Я не помню, чтобы в детстве я ел яблоки (Логойск не в счет – я его не помнил), а в саду у Майоровых под деревьями все было устлано уже спелой падалицей. Когда меня в день приезда сразу привели в сад, я упал на землю, и стал подгребать эту падалицу под себя – это было что-то потрясшее меня. Взрослые по-доброму  смеялись. Поразил меня  вид веток со спелыми сливами, свешивающихся через заборы на деревенской улице. Мы с Витькой влились в деревенскую ватагу сверстников и вели вольную деревенскую жизнь в деревне и  её окрестностях. Остался в памяти  забеленный молоком картофельный суп с брюквой, это был каждодневный обед – до сих пор люблю, но брюквы сейчас нет, и я иногда делаю для себя молочный суп с морковкой.
Примерно в эти же годы, до школы, мама на лето поехала работать кладовщицей или продавщицей на полевое отделение Тосненского совхоза, в котором дядя Марк был главным агрономом. В совхозе меня поили молоком – вероятно, меня поправляли после очередного воспаления легких. На отделении были дети, с которыми я мог играть. Осталось в памяти, как местные мальчишки промышляли ловлей кротов. Они  на лугах в кротовые ходы, отыскиваемые по кучкам земли, ставили капканы. Считается, что шубы из кротовых шкурок очень прочные. Это сколько же надо кротов поймать, чтобы шубу сшить – шкурка-то величиной с ладошку.

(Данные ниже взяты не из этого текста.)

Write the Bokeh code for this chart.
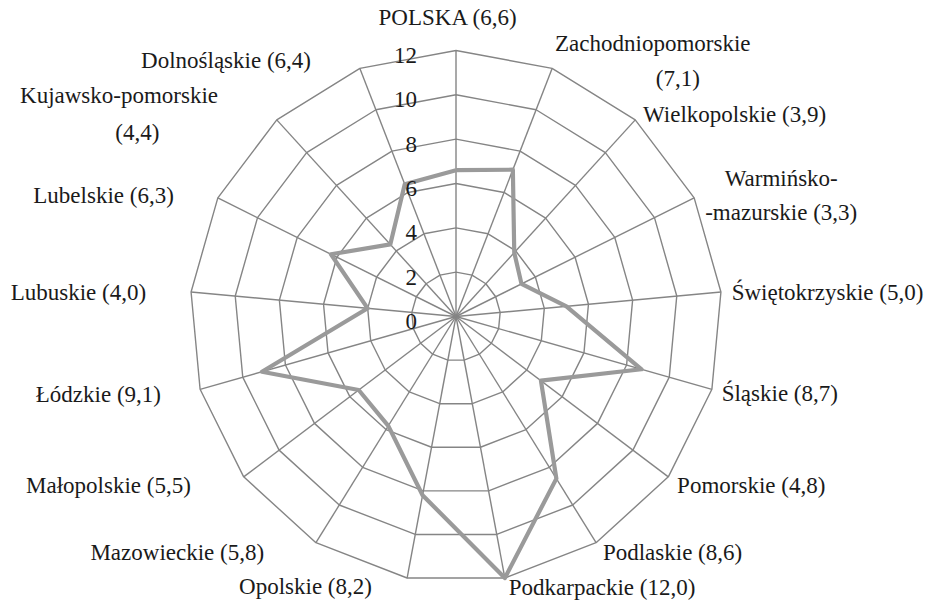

Так как я был городским, взрослые, желая доставить мне удовольствие, подвели меня к лошади, чтобы посадить на нее верхом, а лошадь, переступая ногами, наступила мне на босую ногу. Но, или ножка вмялась в сырую землю, или лошадь отдернула ногу, когда я, вероятно, вскрикнул, или просто сама почувствовала мою ногу, но ножка осталась целой и невредимой - совершенно без последствий.